だからこのアルバムは、4人それぞれがこれまで歩んできた歴史の集合体なんじゃないかなと思っているんです。
それぞれがやってきた音楽や、それぞれが聴いてきた音楽のルーツがこの10曲に詰まってます。
この4人にしか出来ない、この4人にしか出せないアルバムなんじゃないかなって思います。
MIZUKI:1st EPに今回のアルバム曲がプラスされて、さらに幅が広がったなと思います。
アルバムのテーマにもなってますけど、“負けたくない”とか“1番になりたい”とか、そういう思いが詰め込まれたアルバムになってよかったなって思っています。
成美:メンバー1人1人の音楽性がそもそも被っていないので、今はとりあえずぶつかることもなく、いろんなことをやっているんですけど、どんどん4人で練って新しい作品を作れるようになれたらいいなと思いながら、今回の作品をたくさんのみなさまに聴いてもらえたらいいなと思います。
──2023年2月11日(土)に東京・Veats Shibuyaでの初ライヴが決定しました。ライヴに
向けた意気込みを聞かせてください。
野村:シンプルに今は不安でいっぱいなんですけど、私たちの初めてのライヴなので、そのステージを観て“次も観に行きたい”って思ってもらいたいっていうのが一番ですね。
みなさんにそう思ってもらえるようなライヴにしたいと思います。
広瀬:私はまさに“Second To Noneじゃん”ってライブを観た人たちに思わせたいです。

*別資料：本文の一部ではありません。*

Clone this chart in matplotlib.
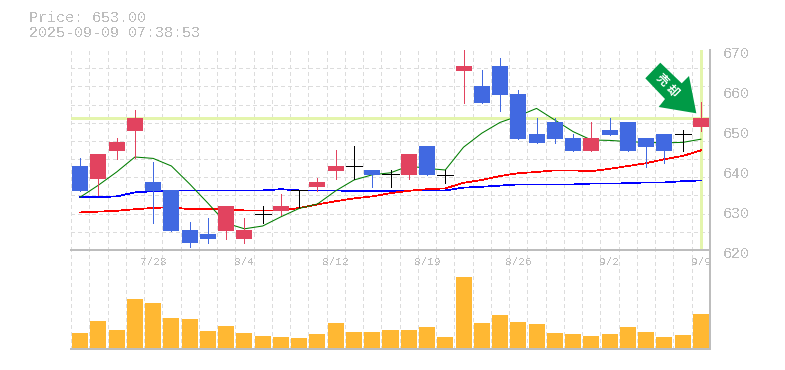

声優とミュージシャンを掛け合わせた理由を、口で説明せずともライブで感じてもらえたら嬉しいです。
最初ってやっぱりすごく大事じゃないですか。
このバンドに期待して来てくれるお客さんに、またライブに行きたいと思っていただけるかどうかは、私たちのパフォーマンス次第だと思っているので、何曲もベーシストとしてパフォーマンスしたことがないのでどんなライブになるのか今はまだ想像がつかないのですが、“絶対次も行きたい”って思わせるぐらいのパフォーマンスをしなきゃなっていう意気込みでいます。
MIZUKI:みなさんに“Lonesome_Blueっていいね”って思ってもらいたいですよね。
1st EPも今回のアルバムもどの曲もいい曲なんで、この曲の良さをちゃんとライヴでも出せるように頑張りたいなと思うのと、フィジカルをもっと強くして備えたいと思います。
パワー!(笑)
成美:ギタリストとして安心して観てもらえるようなフィジカルをつけつつ、自分だけが必死だと人を楽しませることに集中ができないので、お客さんにちゃんと楽しんでもらえるように下準備をしておきたいなと思います。